I was in Starbucks a week or two ago, and people in line ahead of me gave me an idea for a mini post. First someone said to the woman at the register, “Yeah, gimme a grande (insert something with four additional adjectives here).” As I was contemplating how much I disliked the “gimme” command, the next person stepped up. “Let me have a (insert more obnoxious adjectives).” I didn’t like that either. “What do I normally say when ordering?” I wondered.
I thought about the options. I think I probably go for some kind of permission-seeking question like, “Can I have the (something unobnoxious because I’m a purist when it comes to coffee) please?” It doesn’t totally make sense since the answer is going to be “Yes” almost all the time. It’s still nice to give the barista the illusion of power in our relationship though, I guess. I surveyed the other options, and I think I settled on the one that was most me: “I’d like the (blank) please.” A statement, still polite, and with the conditional “would like” in there, it still opens the door for potential disappointment. And…I’ve officially over-thought this. I need more coffee.

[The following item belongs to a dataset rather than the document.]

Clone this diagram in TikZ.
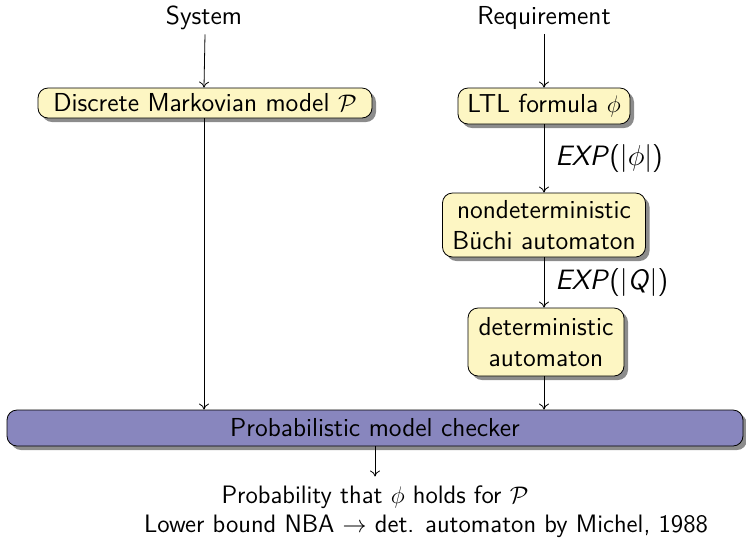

Quick final sidenote: I have several go-to lines I use when attempting to be humorous. One is, “That was my nickname in high school.” Works really well in many scenarios, so I like trotting that one out from time to time. I mention it now because I got one of my best reactions to that line in that same Starbucks recently. You see, a new co-worker of mine ordered a “skinny vanilla latte.” What was I supposed to do?